I have insisted on some things related to basic safety, and finances (please learn to use this cell phone in case you are injured and can't walk or drive, you must never reply to an email that asks for your bank account password, etc.)

It's not feasible to insist on too many things, it can result in all insisting being ignored, like The Boy Who Cried Wolf.

You might just be stuck with them needing a lot of handholding as you did with the iPod. It sounds like you are very frustrated with this situation and unwilling to do as much of that as you had been in the past. If that is the case my suggestion is to focus on what will have the worst consequences if they don't know how to deal with it -- for instance, knowing how the microwave works would be an important skill for independent living if it were to become dangerous for you to operate a stove (and if they wait to learn it until that point, learning it then might be difficult or impossible).
posted by yohko at 5:47 PM on October 13, 2011


Best answer: xkcd's tech suppot cheat sheet might, or might not help.
It hopefully helps present the message that bumbling around is legitimate, it works, and it's how the "smart" people get stuff done.

I think the knowledge that they don't know what they're doing is very off-putting to many people when they try to use complex devices, and it really shouldn't be.
posted by -harlequin- at 3:21 AM on October 14, 2011 [2 favorites]


Response by poster: Harlequin, you've hit the nail on the head.
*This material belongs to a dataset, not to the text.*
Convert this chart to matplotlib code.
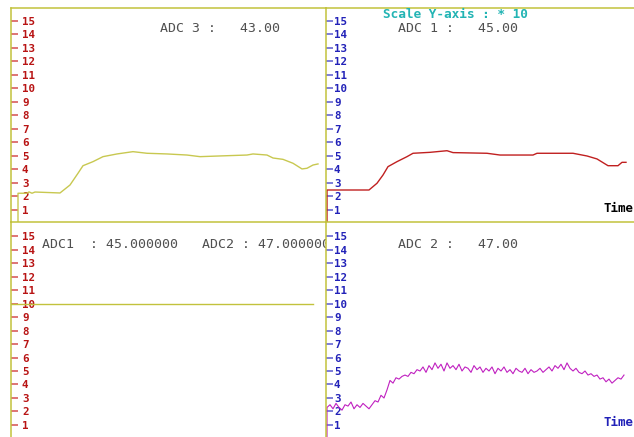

What I most wish would happen is that they remain undaunted and just keep swimmin'.

We went over last night and did a couple things which should hopefully help. Interesting: we didn't realize that it is super easy to program any old remote to control the Apple TV, so we don't have to use the teeny one. We learned this through, yes, bumbling. I will probably have to white out the "VCR" button and write "APPLE TV" on it, but they'll get there. I think she was most put out that she had been forced to watch The Man Who Knew Too Little.

Then we played the Ira Glass sex tape, and everyone laughed.